The meeting, which concludes on September 5, will seek to build on the decisions taken by the G20 leaders at the London summit in April, where it was decided that an “ambitious and balanced conclusion” to the Doha round is “urgently needed”.
Speaking ahead of her visit to India, European Union Trade Commissioner Catherine Ashton observed that:
"A fair and satisfactory outcome to the Doha trade negotiations is important if we are to overcome the economic crisis. I welcome the Indian government's initiative to host this meeting, which presents the first opportunity for a large group of ministers to meet since the summer of 2008, and look forward to working together with India and other key WTO Members to move ahead with the talks."
While in New Delhi, Ashton will hold a bilateral meeting with her Indian counterpart Anand Sharma to discuss bilateral trade relations between the European Union and India.

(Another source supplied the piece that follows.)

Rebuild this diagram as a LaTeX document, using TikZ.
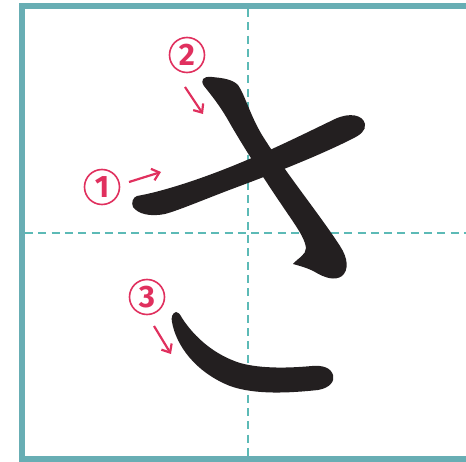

Among other issues, Ashton and Sharma will review progress in bilateral negotiations for a comprehensive trade and investment agreement. EU Agricultural Commissioner Mariann Fischer Boel will also hold talks with her counterpart, Sharad Pawar.
The Doha Round of talks began back in 2001. It aims to cut trade-distorting agriculture subsidies, curb fishery subsidies, open trade in services, facilitate customs operations, open trade in clean technology, adjust anti-dumping rules, and offer duty-free and quota-free access to the exports of the world’s poorest countries among other goals. The talks collapsed last July, with ministers attending trade talks in Geneva failing in their efforts to agree on blueprint agreements in agriculture and industrial products.
Pascal Lamy, who began his second term as WTO Director General on September 1, is urging participants in the Doha talks to “run the last mile” and complete the deal.
“The reinforcement of the multilateral trading system, in particular through the conclusion of the Doha Round, should be our guiding light,” he said earlier this year.
“We have walked along the Doha Round path for seven years now and we are 80% of the way there. We have done it together, with a bottom-up, inclusive process. A lot has been achieved — if you look back from where we started, there is a fairly long list of issues where views have converged,” he observed.